Muppet vocals. George Takei promises. Superhero snippet song. Ohhhhhh. Spider (I've Found A New Friend) is the kind of bizarre that would have seemed right at home on Queen's soundtrack to The Flash.
Leave Me Alone (Which Describes How You're Feeling All The Time) brings that circus vibe back. A carousel of conflcting constant feelings. Blissful nausea. Solipsism. Relgious questioning. Everything vague. But in rhyme. Which describes how you're feeling all the time. Ehhh.
The intro is straight out of Rocky Horror Picture Show. Particularly Columbia from the Official Sountrack. And then, Brad takes the vocals for a song about The Fifty Foot Woman. (Someone Grab A Hold Of Me) She's Actual Size. It's a lovely sci-fi romp with a prominent brass section.
(Mysterious Whisper) The Statue Got Me High is a climb not a trip. It's scrambling atop the fifty foot woman. The monumantal woman. The atomosphere explodes.
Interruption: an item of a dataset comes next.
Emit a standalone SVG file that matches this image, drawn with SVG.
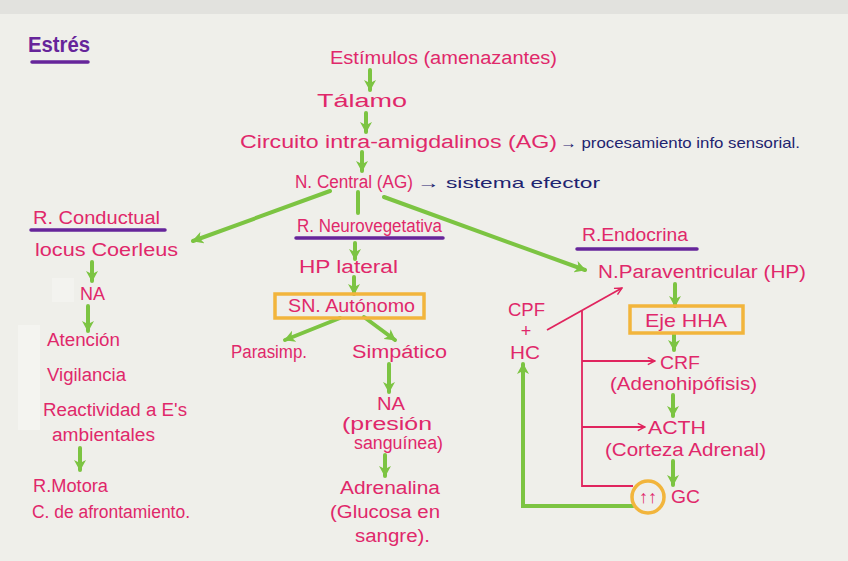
<svg xmlns="http://www.w3.org/2000/svg" width="848" height="561" viewBox="0 0 848 561">
<defs>
<marker id="ga" viewBox="0 0 12 12" refX="10" refY="6" markerWidth="12" markerHeight="12" markerUnits="userSpaceOnUse" orient="auto">
<path d="M0,0 L11,6 L0,12 L3,6 Z" fill="#7cc442"/>
</marker>
<marker id="ra" viewBox="0 0 10 10" refX="9" refY="5" markerWidth="9" markerHeight="9" markerUnits="userSpaceOnUse" orient="auto">
<path d="M1,1 L9,5 L1,9" fill="none" stroke="#e0245e" stroke-width="1.6"/>
</marker>
</defs>
<style>
.t{font-family:"Liberation Sans","DejaVu Sans",sans-serif;font-size:18px;fill:#e0286a}
.b{font-family:"Liberation Sans","DejaVu Sans",sans-serif;font-size:15px;fill:#1e2470}
.h{font-family:"Liberation Sans","DejaVu Sans",sans-serif;font-size:22px;fill:#66259a;font-weight:bold}
.g{stroke:#7cc442;stroke-width:4;fill:none;stroke-linecap:round}
.u{stroke:#66259a;stroke-width:3.5;stroke-linecap:round}
.r{stroke:#e0245e;stroke-width:1.8;fill:none}
.y{stroke:#f2b53c;stroke-width:3.5;fill:none}
</style>
<rect width="848" height="561" fill="#efefea"/>
<rect width="848" height="14" fill="#e2e2de"/>
<rect x="18" y="325" width="22" height="105" fill="#f4f4f0"/>
<rect x="52" y="278" width="22" height="24" fill="#f3f3ef"/>

<g id="title">
<text class="h" x="28" y="52" textLength="62" lengthAdjust="spacingAndGlyphs">Estrés</text>
<line class="u" x1="32" y1="62" x2="88" y2="62"/>
</g>

<g id="connectors">
<line class="g" x1="370" y1="70" x2="370" y2="90" marker-end="url(#ga)"/>
<line class="g" x1="366" y1="113" x2="366" y2="132" marker-end="url(#ga)"/>
<line class="g" x1="362" y1="152" x2="362" y2="171" marker-end="url(#ga)"/>
<line class="g" x1="330" y1="191" x2="193" y2="241" marker-end="url(#ga)"/>
<line class="g" x1="358" y1="192" x2="358" y2="213"/>
<line class="g" x1="384" y1="197" x2="585" y2="270" marker-end="url(#ga)"/>
<line class="g" x1="92" y1="262" x2="92" y2="281" marker-end="url(#ga)"/>
<line class="g" x1="88" y1="306" x2="88" y2="331" marker-end="url(#ga)"/>
<line class="g" x1="80" y1="448" x2="80" y2="470" marker-end="url(#ga)"/>
<line class="g" x1="355" y1="243" x2="355" y2="259" marker-end="url(#ga)"/>
<line class="g" x1="354" y1="277" x2="354" y2="294" marker-end="url(#ga)"/>
<line class="g" x1="340" y1="318" x2="285" y2="340" marker-end="url(#ga)"/>
<line class="g" x1="364" y1="317" x2="395" y2="340" marker-end="url(#ga)"/>
<line class="g" x1="389" y1="364" x2="389" y2="392" marker-end="url(#ga)"/>
<line class="g" x1="385" y1="455" x2="385" y2="476" marker-end="url(#ga)"/>
<line class="g" x1="675" y1="284" x2="675" y2="306" marker-end="url(#ga)"/>
<line class="g" x1="674" y1="334" x2="674" y2="350" marker-end="url(#ga)"/>
<line class="g" x1="673" y1="395" x2="673" y2="416" marker-end="url(#ga)"/>
<line class="g" x1="673" y1="461" x2="673" y2="485" marker-end="url(#ga)"/>
<polyline class="g" points="633,506 523,506 523,364" marker-end="url(#ga)"/>
<line class="r" x1="547" y1="330" x2="622" y2="288" marker-end="url(#ra)"/>
<polyline class="r" points="582,311 582,486 633,486"/>
<line class="r" x1="582" y1="361" x2="655" y2="361" marker-end="url(#ra)"/>
<line class="r" x1="582" y1="427" x2="645" y2="427" marker-end="url(#ra)"/>
</g>

<g id="estimulos"><text class="t" x="330" y="64" textLength="227" lengthAdjust="spacingAndGlyphs">Estímulos (amenazantes)</text></g>
<g id="talamo"><text class="t" x="317" y="107" textLength="90" lengthAdjust="spacingAndGlyphs">Tálamo</text></g>
<g id="circuito">
<text class="t" x="240" y="148" textLength="317" lengthAdjust="spacingAndGlyphs">Circuito intra-amigdalinos (AG)</text>
<text class="b" x="560" y="148" textLength="240" lengthAdjust="spacingAndGlyphs">→ procesamiento info sensorial.</text>
</g>
<g id="ncentral">
<text class="t" x="295" y="188" textLength="118" lengthAdjust="spacingAndGlyphs">N. Central (AG)</text>
<text class="b" x="417" y="188" textLength="183" lengthAdjust="spacingAndGlyphs">→ sistema efector</text>
</g>

<g id="r-conductual">
<text class="t" x="33" y="224" textLength="127" lengthAdjust="spacingAndGlyphs">R. Conductual</text>
<line class="u" x1="31" y1="230" x2="165" y2="230"/>
</g>
<g id="locus"><text class="t" x="35" y="256" textLength="143" lengthAdjust="spacingAndGlyphs">locus Coerleus</text></g>
<g id="na1"><text class="t" x="80" y="300" textLength="25" lengthAdjust="spacingAndGlyphs">NA</text></g>
<g id="atencion">
<text class="t" x="47" y="346" textLength="73" lengthAdjust="spacingAndGlyphs">Atención</text>
<text class="t" x="47" y="381" textLength="79" lengthAdjust="spacingAndGlyphs">Vigilancia</text>
<text class="t" x="43" y="416" textLength="144" lengthAdjust="spacingAndGlyphs">Reactividad a E's</text>
<text class="t" x="52" y="441" textLength="103" lengthAdjust="spacingAndGlyphs">ambientales</text>
</g>
<g id="rmotora">
<text class="t" x="33" y="492" textLength="75" lengthAdjust="spacingAndGlyphs">R.Motora</text>
<text class="t" x="32" y="518" textLength="158" lengthAdjust="spacingAndGlyphs">C. de afrontamiento.</text>
</g>

<g id="r-neurovegetativa">
<text class="t" x="297" y="232" textLength="145" lengthAdjust="spacingAndGlyphs">R. Neurovegetativa</text>
<line class="u" x1="296" y1="238" x2="443" y2="238"/>
</g>
<g id="hp-lateral"><text class="t" x="299" y="273" textLength="99" lengthAdjust="spacingAndGlyphs">HP lateral</text></g>
<g id="sn-autonomo">
<rect class="y" x="275" y="294" width="149" height="24"/>
<text class="t" x="288" y="312" textLength="127" lengthAdjust="spacingAndGlyphs">SN. Autónomo</text>
</g>
<g id="parasimp"><text class="t" x="231" y="358" textLength="76" lengthAdjust="spacingAndGlyphs">Parasimp.</text></g>
<g id="simpatico"><text class="t" x="352" y="358" textLength="95" lengthAdjust="spacingAndGlyphs">Simpático</text></g>
<g id="na2">
<text class="t" x="377" y="410" textLength="28" lengthAdjust="spacingAndGlyphs">NA</text>
<text class="t" x="342" y="430" textLength="90" lengthAdjust="spacingAndGlyphs">(presión</text>
<text class="t" x="354" y="449" textLength="89" lengthAdjust="spacingAndGlyphs">sanguínea)</text>
</g>
<g id="adrenalina">
<text class="t" x="340" y="494" textLength="100" lengthAdjust="spacingAndGlyphs">Adrenalina</text>
<text class="t" x="330" y="518" textLength="110" lengthAdjust="spacingAndGlyphs">(Glucosa en</text>
<text class="t" x="355" y="542" textLength="75" lengthAdjust="spacingAndGlyphs">sangre).</text>
</g>

<g id="r-endocrina">
<text class="t" x="582" y="241" textLength="106" lengthAdjust="spacingAndGlyphs">R.Endocrina</text>
<line class="u" x1="577" y1="249" x2="697" y2="249"/>
</g>
<g id="n-paraventricular"><text class="t" x="598" y="278" textLength="208" lengthAdjust="spacingAndGlyphs">N.Paraventricular (HP)</text></g>
<g id="eje-hha">
<rect class="y" x="630" y="306" width="113" height="27"/>
<text class="t" x="645" y="327" textLength="82" lengthAdjust="spacingAndGlyphs">Eje HHA</text>
</g>
<g id="crf">
<text class="t" x="660" y="369" textLength="40" lengthAdjust="spacingAndGlyphs">CRF</text>
<text class="t" x="610" y="390" textLength="147" lengthAdjust="spacingAndGlyphs">(Adenohipófisis)</text>
</g>
<g id="acth">
<text class="t" x="648" y="434" textLength="58" lengthAdjust="spacingAndGlyphs">ACTH</text>
<text class="t" x="605" y="456" textLength="161" lengthAdjust="spacingAndGlyphs">(Corteza Adrenal)</text>
</g>
<g id="gc">
<circle class="y" cx="648" cy="497" r="16"/>
<text class="t" x="648" y="503" text-anchor="middle" font-size="17">↑↑</text>
<text class="t" x="671" y="503" textLength="29" lengthAdjust="spacingAndGlyphs">GC</text>
</g>
<g id="cpf-hc">
<text class="t" x="508" y="316" textLength="37" lengthAdjust="spacingAndGlyphs">CPF</text>
<text class="t" x="526" y="337" text-anchor="middle" font-size="11">+</text>
<text class="t" x="510" y="359" textLength="30" lengthAdjust="spacingAndGlyphs">HC</text>
</g>
</svg>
(Who's That Knocking On My Door) Hypnotist Of Ladies infers that maybe that monumental woman used to be an actual woman, but she was hypnotized by some gross dude who is charming, but otherwise no damned good.
If you're looking for more narrative in your TMBG songs, look no further than (What's That Blue Thing Doing Here) Turn Around. Oh, it's still a bit vague about what the narrative is trying to say, other than some interpretive dancing guy is pushed into a grave by his dancing instructor, and lands on a skull. Typical Thursday.
Dinner Bell (I Heard A Sound) mentions what happend when you turn around, and then, the dinner bell rings. Have you ever had a parent with a literal dinner bell? Before cell phones, or pagers, even, my mother used to ring this ludicrously loud bell to get me to go home. When we moved (down the street and to the left), she gave the bell to the people who moved into our old house, and the mom in that family was crackers crackers and would ring that bell and screech for so long, parents offered their children money and video games to dress up as this woman's daughter and get her to shut the shut up. This song is not nearly as annoying as that. Ding Ding Ding!!!
Romantic tropes were alread boring in the eighties. Gender norms were tired in the nineties. And tha narrator of this song doesn't want to be a traditional suitor, so he asks you (Aren't You The Guy Who Hit Me In The Eye) to Narrow Your Eyes, and see his love from a different perspective. Then they'll have a nice friendly breakup because their relationship is totally not working.
After some brief lyrics from the parenthetical title, (I Hear The Wind Blow) Space Suit, we get a cool, sci-fi instrumental that really does sound a bit like how early-twentieth century writers who didn't understand space might imagine wind sounded in space.
The reason I originally purchased this album was for The Guitat (I'm Having A Heart Attack / I Just Don't Understand You). I love this update of "The Lion Sleeps Tonight" with its brass beat, its disaffected background vocals, and its enthusiastic lead vocalist. I epescially love its brass noise break, followed by the drums and guitar bridge. And it's lovely bass riff, of course. It's just a super fun happy song. But then it gets thrown into the subdued statements of everything going awry.
(Everything Is Catching On Fire) Hall Of Heads is very very very Futurama. Or, rather, Futurama is very this song. The Hall Of Heads seen through a keyhole, then heads pitched at you whle you try and leave. Try not to picture Fry and Leela at some point. It can be done, but it's difficult.
I drop the rest of the (Fingertips) songs here. There aren't that many, and they thematically link from one to the next before arriving at Mammal, which feels like a callback to the scientific research of "Why Does The Sun Shine" or "Why Does The Sun Really Shine". I'm unclear why this didn't end up on their Here Comes Science album.
Closing out the album is more spy-themed eighties movie than sci-fi, but I really love the bouncy quality of Happiness Doesn't Have To Have An Ending. But the album does have to come to a close. Don't worry! There are plenty left.